Unveiling core, interpretable image properties underlying model-brain similarity with generative models

Poster Presentation 23.307: Saturday, May 18, 2024, 8:30 am – 12:30 pm, Banyan Breezeway
Session: Scene Perception: Miscellaneous

Yingqi Rong1, Colin Conwell1, Dianna Hidalgo2, Michael Bonner1; 1Johns Hopkins University, 2Harvard Medical School

Deep Neural Networks (DNNs) are now capable of predicting the hierarchy of natural images representations in human visual cortex with substantial accuracy. However, a key challenge in the use of these networks to predict representations in the brain is discerning the specific properties of these networks that underlie their predictive accuracy. In this work, we developed an approach for leveraging high-throughput generative vision models to run targeted, hypothesis-driven experiments on the key image properties that drive DNN predictions of brain representation. Specifically, we used diffusion models to create diverse image variations while preserving targeted image information. This targeted information included specific visual features (e.g. edges, background) as well as semantics from captions and categories.

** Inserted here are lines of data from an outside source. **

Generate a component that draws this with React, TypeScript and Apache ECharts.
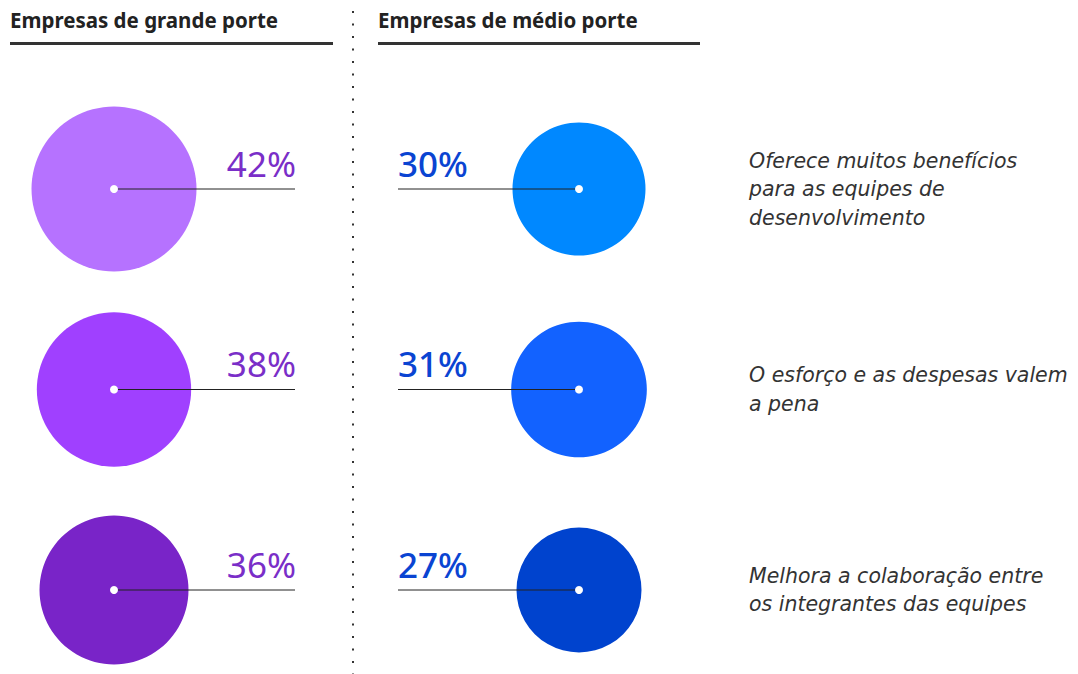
import React, { useEffect, useRef } from "react";
import * as echarts from "echarts";

const groups = ["Empresas de grande porte", "Empresas de médio porte"];
const statements = [
  "Oferece muitos benefícios\npara as equipes de\ndesenvolvimento",
  "O esforço e as despesas valem\na pena",
  "Melhora a colaboração entre\nos integrantes das equipes",
];
const largeValues = [42, 38, 36];
const mediumValues = [30, 31, 27];

const largeColors = ["#b672ff", "#a040ff", "#7924c8"];
const mediumColors = ["#0088ff", "#1262ff", "#0043ce"];
const textColors = ["#7a2ec8", "#0a44d2"];

export default function App() {
  const ref = useRef<HTMLDivElement>(null);
  useEffect(() => {
    if (!ref.current) return;
    const chart = echarts.init(ref.current, null, { renderer: "svg" });
    const radius = (v: number) => 26.5 + (v * 4) / 3;

    const makeSeries = (gi: number, values: number[], colors: string[]) => ({
      type: "custom",
      name: groups[gi],
      coordinateSystem: "cartesian2d",
      data: values.map((v, i) => [gi, i, v]),
      renderItem: (params: any, api: any) => {
        const pt = api.coord([api.value(0), api.value(1)]);
        const v = api.value(2);
        const r = radius(v);
        const idx = params.dataIndex;
        const left = gi === 0;
        const lineEnd = left ? pt[0] + 181 : pt[0] - 181;
        return {
          type: "group",
          children: [
            {
              type: "circle",
              shape: { cx: pt[0], cy: pt[1], r },
              style: { fill: colors[idx] },
            },
            {
              type: "line",
              shape: { x1: pt[0], y1: pt[1], x2: lineEnd, y2: pt[1] },
              style: { stroke: "#222", lineWidth: 1 },
            },
            {
              type: "circle",
              shape: { cx: pt[0], cy: pt[1], r: 4 },
              style: { fill: "#ffffff" },
            },
            {
              type: "text",
              x: left ? pt[0] + 182 : pt[0] - 181,
              y: pt[1] - 26,
              style: {
                text: v + "%",
                fill: textColors[gi],
                fontSize: 35,
                fontFamily: "Noto Sans",
                fontWeight: left ? 400 : 500,
                textAlign: left ? "right" : "left",
                textVerticalAlign: "middle",
              },
            },
          ],
        };
      },
    });

    chart.setOption({
      animation: false,
      grid: { left: 114, right: 499, top: 189, bottom: 84 },
      xAxis: {
        type: "value",
        min: 0,
        max: 1,
        show: false,
      },
      yAxis: {
        type: "category",
        data: statements,
        inverse: true,
        boundaryGap: false,
        position: "right",
        axisLine: { show: false },
        axisTick: { show: false },
        splitLine: { show: false },
        axisLabel: {
          margin: 170,
          align: "left",
          verticalAlign: "middle",
          color: "#333",
          fontFamily: "DejaVu Sans",
          fontStyle: "italic",
          fontSize: 20.5,
          lineHeight: 28.5,
        },
      },
      graphic: [
        {
          type: "text",
          left: 10,
          top: 9,
          style: {
            text: groups[0],
            fill: "#222",
            font: "bold 20.5px 'Noto Sans'",
          },
        },
        {
          type: "text",
          left: 378,
          top: 9,
          style: {
            text: groups[1],
            fill: "#222",
            font: "bold 20.5px 'Noto Sans'",
          },
        },
        {
          type: "rect",
          shape: { x: 10, y: 42, width: 323, height: 3 },
          style: { fill: "#333" },
        },
        {
          type: "rect",
          shape: { x: 378, y: 42, width: 322, height: 3 },
          style: { fill: "#333" },
        },
        {
          type: "line",
          shape: { x1: 353, y1: 11, x2: 353, y2: 674 },
          style: { stroke: "#333", lineWidth: 2, lineDash: [2, 10.5] },
        },
      ],
      series: [
        makeSeries(0, largeValues, largeColors),
        makeSeries(1, mediumValues, mediumColors),
      ],
    });
    return () => chart.dispose();
  }, []);
  return (
    <div
      ref={ref}
      style={{ position: "fixed", left: 0, top: 0, width: 1078, height: 674, background: "#fff" }}
    />
  );
}
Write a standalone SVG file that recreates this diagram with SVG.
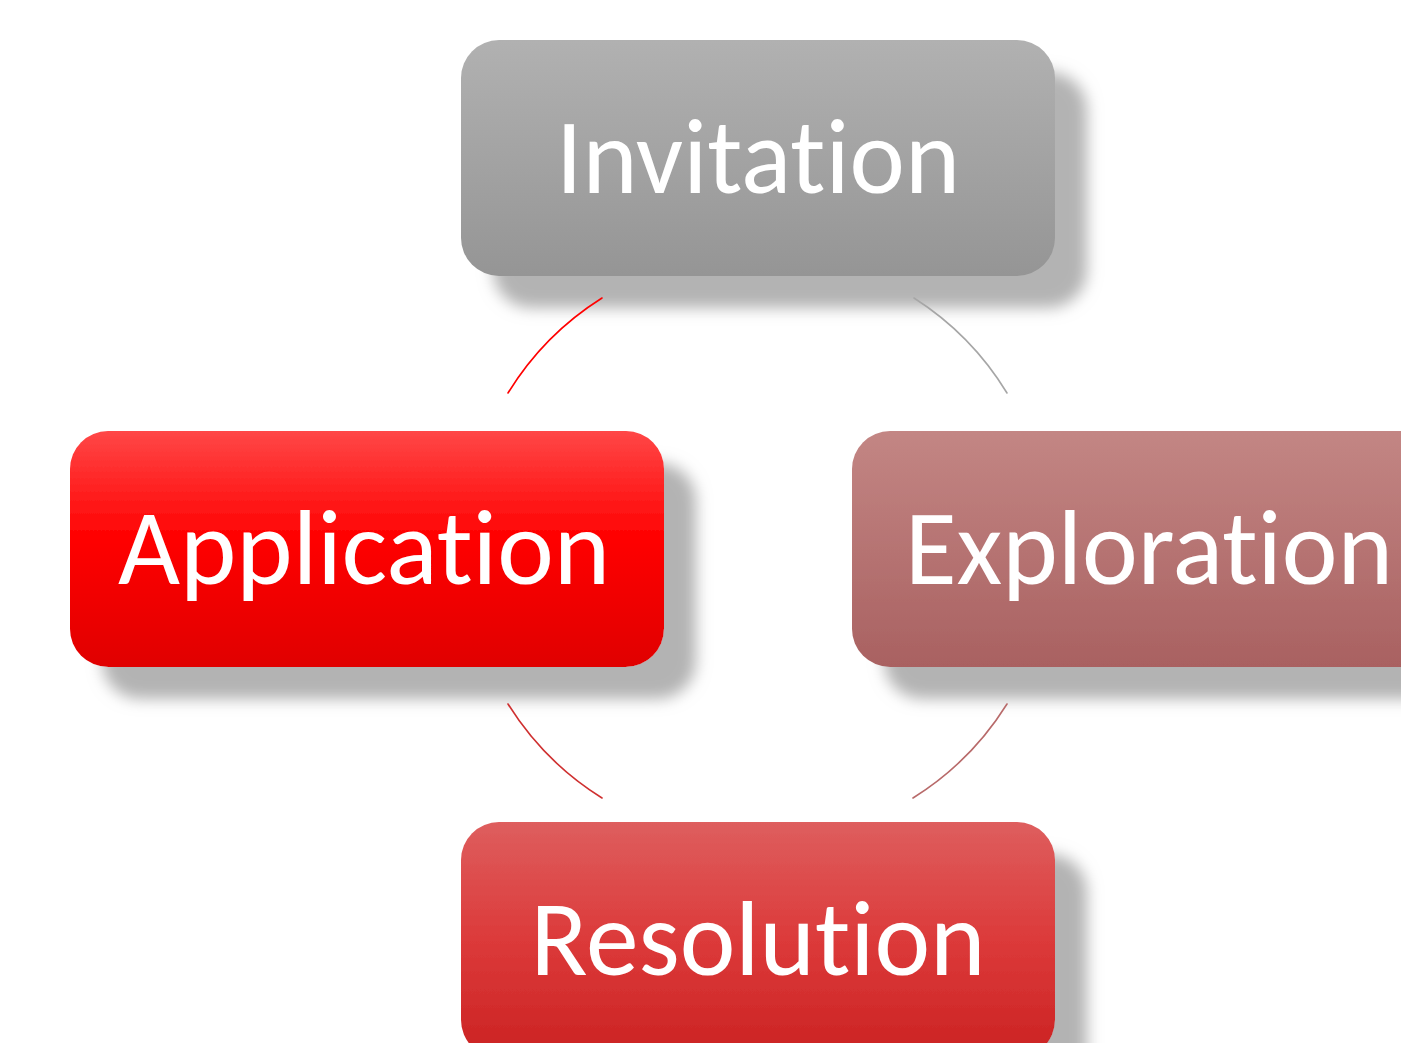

Using our synthesized image variations, we quantified the impact of each interpretable manipulation on the representational similarity between AlexNet activations and image-evoked fMRI responses in early visual and occipital temporal cortex (EVC, OTC). We found that representational similarity to high-level OTC (but not EVC) was stable so long as the synthesized images retained their semantic content, and this effect was robust to substantial structural variations in the synthesized images. To demonstrate the broad utility of this method, we quantified the influence of objects, backgrounds, shapes, and other visual details on model performance, and we performed analogous targeted experiments on aspects of higher-level scene semantics (e.g. object relations). Overall, these findings highlight the promise of employing generative models to probe brain-model similarities. Our work provides insight into how specific forms of image information shape the relationship between computational models and brain responses, and it paves the way for a deeper understanding of how models approximate biological visual processing.